Time Psychology and the Commute's Emotional Weight

The Korean commute's impact on daily life extends beyond its physical demands into the psychological dimension of how commuting time is perceived and how that perception affects mood, energy, and the subjective quality of the day.

Commuting time that feels wasted — time spent standing in a packed car, unable to read or rest, simply enduring the journey until it ends — has a different psychological weight from commuting time that feels used. The commuter who reads, listens to podcasts, or works during the journey experiences the time differently from the one who stares at the door and counts stops. The smartphone has changed the Korean commute's psychological character significantly — the commuter who is watching a drama episode or managing messages is subjectively less aware of the journey's duration and discomfort than the one without that occupation, which is part of why Korean subway cars during rush hour are characterized by the near-universal presence of phones in passengers' hands.

The commute's emotional weight also connects to its position in the day's structure. The morning commute is the transition between the private space of home and the public space of work — a period that Korean commuters describe as genuinely belonging to neither context, available for personal occupation in a way that the workday and the home evening are not. The commuter who has claimed this transition time for something personally meaningful — a podcast series followed consistently, a book read chapter by chapter over morning rides — has converted the commute from a cost into something closer to a resource, which changes its psychological character entirely.

The evening commute reverses the transition, and its emotional weight reflects the day that precedes it. The commuter leaving a difficult day carries that difficulty onto the train, and the crowded standing ride home extends the day's demands rather than providing the decompression that the home environment will eventually offer. The subway car at six-thirty in the evening carries a different emotional atmosphere from the same car at seven-thirty in the morning — less kinetic urgency, more fatigue, the particular silence of a crowd of people who have used up their social energy for the day.

The Commute as a City's Self-Portrait

Seoul's commute, taken in aggregate, is a daily self-portrait of the city — a picture of where people live relative to where they work, how long they are willing to travel for the employment and housing trade-offs the city presents, and how the transit infrastructure that connects the two performs under the demand those trade-offs generate.

The average Seoul commute time is among the longest in the OECD — a consequence of the gap between where affordable housing is located and where employment is concentrated, which pushes residential choices toward the outer metropolitan area and produces commutes that cross the full diameter of the transit network. The commuter who boards at a terminus station forty-five minutes from the city center and stands for the full journey, transferring once, represents a housing-employment trade-off that the city's geography and property market have produced rather than the individual has chosen freely.

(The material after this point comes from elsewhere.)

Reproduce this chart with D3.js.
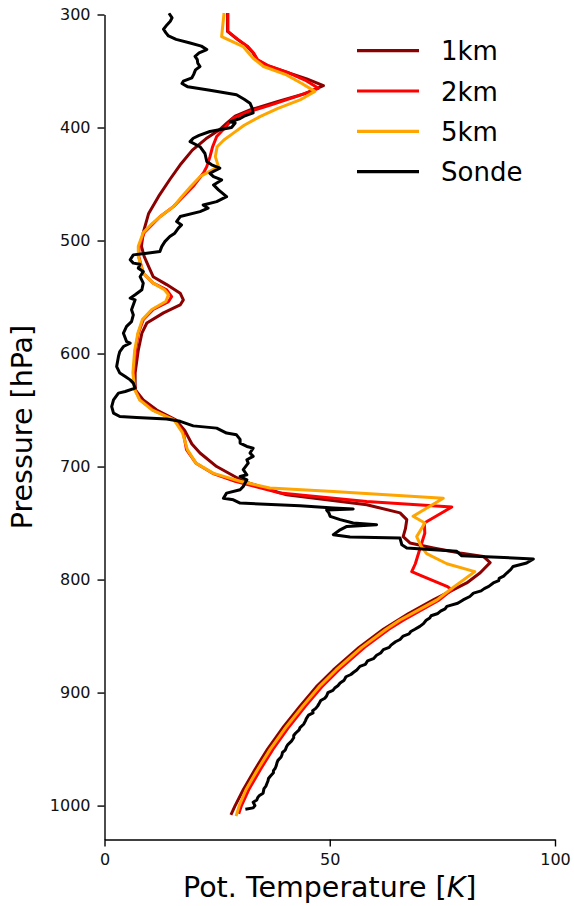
<!DOCTYPE html>
<html>
<head>
<meta charset="utf-8">
<script src="https://cdn.jsdelivr.net/npm/d3@7"></script>
<style>
  body { margin: 0; background: #fff; }
  svg { display: block; font-family: "DejaVu Sans", sans-serif; }
</style>
</head>
<body>
<svg id="chart" width="574" height="906"></svg>
<script>
// Profiles: [pressure (hPa), potential temperature]
const profile1km = [
  [300,27.3],[315,27.3],[322,29.5],[328,31.6],[334,33.0],[340,33.8],[345,36.0],[351,40.4],[357,44.9],[363,48.6],
  [370,44.5],[377,38.5],[384.5,32.3],[390,29.0],[396,27.2],[402,25.5],[410,22.5],[420,19.5],[432,17.0],[446,14.5],
  [461,12.0],[476,9.8],[493,8.6],[505,8.2],[514,8.8],[523,9.8],[532,10.8],[539,13.8],[546.6,16.8],[552.5,17.5],
  [557,16.8],[564,13.1],[573,9.4],[582,8.3],[597,7.5],[617,6.8],[632,6.8],[641,8.6],[650,11.6],[658.6,15.8],
  [668,17.8],[680,19.4],[688,21.2],[700,24.9],[713,30.8],[725,40.4],[733.8,58.2],[741,65.6],[747,67.1],[755,66.8],
  [762,66.3],[767.6,67.8],[772,73.0],[776.5,78.9],[779.5,84.1],[785,85.6],[794,83.4],[803,80.4],[818,73.0],[830,67.5],
  [844,61.9],[860,56.5],[880,50.8],[895,47.0],[912,43.4],[930,39.8],[950,36.2],[968,33.4],[986,30.8],[1000,29.0],[1007,28.2]
];

const profile2km = [
  [300,27.4],[315,27.4],[322,29.6],[328,31.7],[334,33.1],[340,34.0],[345,36.2],[351,40.5],[358,44.5],[365.3,47.5],
  [372,43.0],[380,37.0],[386,32.0],[392,28.5],[400,26.8],[408,24.9],[417,24.0],[426,23.4],[434.6,22.7],[440,22.0],
  [452,19.7],[470,15.3],[479,12.3],[493,8.8],[505,7.7],[514,7.6],[529,8.6],[537.7,10.8],[543.6,13.8],[549.6,14.9],
  [554,14.2],[561,10.8],[570,8.6],[582,7.5],[597,6.9],[617,6.5],[632,6.8],[641,7.9],[650,10.8],[658.6,15.6],
  [670,17.5],[685,18.2],[697,20.3],[706,24.0],[713,29.0],[723.5,39.0],[731,58.2],[735.8,77.1],[750,71.0],[759,71.1],
  [773,70.0],[786,69.0],[793,68.2],[796,70.0],[806,76.0],[809,77.1],[818,74.3],[836,66.3],[844,63.1],[860,57.7],
  [880,52.0],[895,48.2],[912,44.6],[930,41.0],[950,37.4],[968,34.6],[986,32.0],[1000,30.4],[1006,29.9]
];

const profile5km = [
  [300,26.5],[319.6,26.0],[328.5,30.8],[338.7,33.0],[346,35.3],[353.5,40.4],[361,43.8],[368,46.7],[375.6,43.4],[383,38.5],
  [390.4,34.5],[398,31.0],[405,28.6],[411,26.5],[417,25.0],[425.8,24.6],[434.6,25.3],[443.5,21.2],[452,19.2],[462,17.0],
  [470,15.3],[479,12.3],[486,10.3],[493,8.6],[505,7.5],[514,7.5],[529,8.6],[537.7,10.8],[543.6,13.3],[548,14.2],
  [554,13.6],[561,10.5],[570,8.4],[582,7.4],[597,6.7],[617,6.3],[632,6.7],[641,7.8],[650,10.6],[658.6,15.4],
  [670,17.3],[685,18.4],[697,20.3],[706,24.2],[713,30.1],[719,36.7],[722,50.8],[728,75.2],[744,68.5],[750,71.1],
  [762,69.3],[770,70.2],[777,71.5],[786,76.0],[793,82.2],[809,76.7],[818,73.8],[836,65.5],[844,62.5],[860,57.1],
  [880,51.4],[895,47.6],[912,44.0],[930,40.4],[950,36.8],[968,34.0],[986,31.4],[1000,29.9],[1008,29.3]
];

const profileSonde = [
  [300,14.5],[303,15.0],[306,14.6],[309,13.9],[313,13.1],[316,13.6],[319,14.2],[322,15.9],[325,18.8],[328,21.5],
  [331,22.7],[334,21.0],[337,20.1],[340,20.6],[343,20.7],[346,21.2],[349,20.2],[353,19.8],[356,19.4],[359,17.5],
  [361,17.2],[364,18.5],[367,23.4],[371,29.3],[375,31.0],[378.5,32.3],[383,32.8],[387,33.0],[390,31.0],[392,30.1],
  [395,27.9],[396,29.0],[400,28.2],[403.5,23.4],[407,21.0],[409.5,19.7],[412.5,19.0],[417,21.2],[423,22.3],[430,22.7],
  [433,23.8],[436,25.6],[440.5,23.4],[443.5,24.2],[446.4,26.0],[450.8,24.2],[455.2,25.3],[461.2,27.1],[465.6,24.9],[468.5,21.9],
  [471.4,23.0],[474.4,21.2],[478.8,16.8],[483.2,16.0],[486.2,17.1],[489,16.4],[493.5,15.6],[496.5,14.5],[501,13.4],[505.4,12.7],
  [509.8,12.3],[511.2,9.4],[512.7,6.4],[517,5.7],[520,6.4],[521,7.9],[524.5,7.5],[527.5,8.6],[532,7.9],[537.7,8.6],
  [543.6,8.3],[548,6.8],[551,5.7],[552.5,6.8],[561.3,6.0],[565.8,6.4],[571.7,6.0],[576,4.9],[582,4.2],[589.4,4.9],
  [590.8,5.7],[593.8,4.2],[598.2,3.4],[602.6,3.1],[611.5,2.7],[617.3,3.4],[620.3,4.6],[623.3,5.7],[626.2,6.4],[630.6,6.8],
  [633.6,4.6],[635,3.1],[641,2.0],[646.9,1.6],[652.7,2.0],[655.7,3.4],[656.6,7.1],[658,13.8],[660,16.8],[664,19.7],
  [666,24.9],[670.4,27.1],[671.9,29.3],[676,30.1],[679.2,30.1],[682.2,31.6],[683.7,33.0],[688,32.3],[691,33.0],[694,31.6],
  [697,31.9],[702.8,30.8],[707.3,31.6],[708.8,30.1],[711.7,31.6],[717.6,30.8],[720.5,30.1],[723.5,27.1],[728,26.4],[729.4,28.6],
  [732.3,30.1],[734.7,43.4],[736.7,50.8],[737.6,55.2],[738.5,49.3],[741,49.8],[744.1,50.1],[747,52.3],[750,55.2],[751.5,60.4],
  [753,53.8],[756,52.3],[760.3,50.8],[762.4,54.5],[763.3,65.6],[769.2,66.0],[772,67.1],[775,78.2],[779,79.3],[779.5,83.4],
  [781.8,95.2],[785.4,93.7],[788.4,90.7],[791,90.2],[794.2,89.3],[797,88.6],[799,87.6],[801,87.5],[803,86.3],[806,85.3],
  [808,84.3],[810,83.6],[812,81.9],[815,81.1],[818,79.6],[821,78.4],[823.7,76.0],[826,75.6],[828,74.6],[830,74.0],
  [832,72.5],[834,72.2],[836,71.4],[839,70.8],[841.4,70.0],[844,68.9],[846,68.0],[848,67.6],[850,66.3],[853,65.6],
  [855,64.6],[858,63.6],[860,63.2],[862,61.9],[865,61.3],[867,60.4],[870,59.7],[872,58.4],[875,57.9],[876.8,56.7],
  [880,56.0],[882,55.3],[884,54.7],[886,53.6],[889,53.2],[891.5,52.3],[894,51.8],[896,51.1],[898,50.7],[900,49.6],
  [903,49.3],[905,48.9],[907,48.0],[910,47.6],[912,47.3],[914,46.9],[916,46.2],[918,46.3],[920,45.3],[923,44.8],
  [925,44.6],[928,44.2],[931,43.4],[933,43.2],[936,42.4],[938,42.0],[940,42.0],[943,41.5],[946,40.7],[948,40.4],
  [951,40.1],[953,39.5],[955,39.4],[957,39.2],[960,38.5],[962,38.3],[965,38.1],[967,37.9],[969,37.5],[971,37.5],
  [974,36.8],[976,36.4],[978,36.3],[980,36.1],[983,35.8],[985,35.4],[987,35.3],[989,35.2],[991,34.4],[993,34.0],
  [995,33.8],[997,33.0],[1000,33.4],[1002,33.0],[1003,31.6]
];

const seriesNames = ["1km", "2km", "5km", "Sonde"];
const pressureTicks = [300, 400, 500, 600, 700, 800, 900, 1000];
const thetaTicks = [0, 50, 100];

// Styling
const seriesColors = ["#8b0000", "#ff0000", "#ffa500", "#000000"];
const profiles = [profile1km, profile2km, profile5km, profileSonde];

const svg = d3.select("#chart");
const plotLeft = 104.5, plotRight = 555, plotTop = 14.5, plotBottom = 839.5;

const x = d3.scaleLinear().domain([0, 100]).range([plotLeft, plotRight]);
const y = d3.scaleLinear().domain([300, 1030]).range([plotTop, plotBottom]);

svg.append("defs").append("clipPath").attr("id", "plot-clip")
  .append("rect").attr("x", plotLeft).attr("y", plotTop - 2)
  .attr("width", plotRight - plotLeft + 10).attr("height", plotBottom - plotTop + 2);

const line = d3.line().x(d => x(d[1])).y(d => y(d[0]));

const plot = svg.append("g").attr("clip-path", "url(#plot-clip)");
profiles.forEach((data, i) => {
  plot.append("path")
    .datum(data)
    .attr("fill", "none")
    .attr("stroke", seriesColors[i])
    .attr("stroke-width", 3)
    .attr("stroke-linejoin", "round")
    .attr("stroke-linecap", "square")
    .attr("d", line);
});

// Axes
const yAxis = d3.axisLeft(y).tickValues(pressureTicks).tickFormat(d3.format("d"))
  .tickSize(7).tickSizeOuter(0).tickPadding(7);
const xAxis = d3.axisBottom(x).tickValues(thetaTicks).tickFormat(d3.format("d"))
  .tickSize(7).tickSizeOuter(0).tickPadding(7);

const gy = svg.append("g").attr("transform", `translate(${plotLeft},0)`).call(yAxis);
const gx = svg.append("g").attr("transform", `translate(0,${plotBottom})`).call(xAxis);

[gx, gy].forEach(g => {
  g.select(".domain").attr("stroke", "#000").attr("stroke-width", 1.4);
  g.selectAll(".tick line").attr("stroke", "#000").attr("stroke-width", 1.4);
  g.selectAll(".tick text").attr("fill", "#111").style("font-size", "16px")
    .style("font-family", "'DejaVu Sans', sans-serif");
});

// Axis titles
svg.append("text")
  .attr("transform", `translate(32,${(plotTop + plotBottom) / 2}) rotate(-90)`)
  .attr("text-anchor", "middle")
  .style("font-size", "28.5px")
  .attr("fill", "#000")
  .text("Pressure [hPa]");

const xt = svg.append("text")
  .attr("x", (plotLeft + plotRight) / 2).attr("y", 897)
  .attr("text-anchor", "middle")
  .style("font-size", "28.5px")
  .attr("fill", "#000");
xt.append("tspan").text("Pot. Temperature [");
xt.append("tspan").style("font-style", "italic").text("K");
xt.append("tspan").text("]");

// Legend
const legend = svg.append("g");
seriesNames.forEach((name, i) => {
  const ly = 50.7 + i * 40.3;
  legend.append("line")
    .attr("x1", 357).attr("x2", 419).attr("y1", ly).attr("y2", ly)
    .attr("stroke", seriesColors[i]).attr("stroke-width", 3.2);
  legend.append("text")
    .attr("x", 441).attr("y", ly + 9.5)
    .style("font-size", "26px").attr("fill", "#000")
    .text(name);
});
</script>
</body>
</html>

The optimization strategies that experienced commuters develop — the departure timing, the boarding position, the seat knowledge, the transfer efficiency — are rational responses to a commute that is long enough and demanding enough to justify the effort of improving it. They are also, taken together, a form of adaptation to urban conditions that the commuter did not design and cannot change. The commute is the city's structure, experienced daily, from the inside.

What makes the Korean commute distinctive is not that it is uniquely difficult — long, crowded commutes exist in cities worldwide — but that it is navigated with a deliberateness and a practical intelligence that reflects how seriously Korean urban residents take the management of their daily time. The commute is not something that happens to them. It is something they have learned to move through — strategically, habitually, and with the accumulated expertise of people who have made the same journey enough times to know exactly where to stand.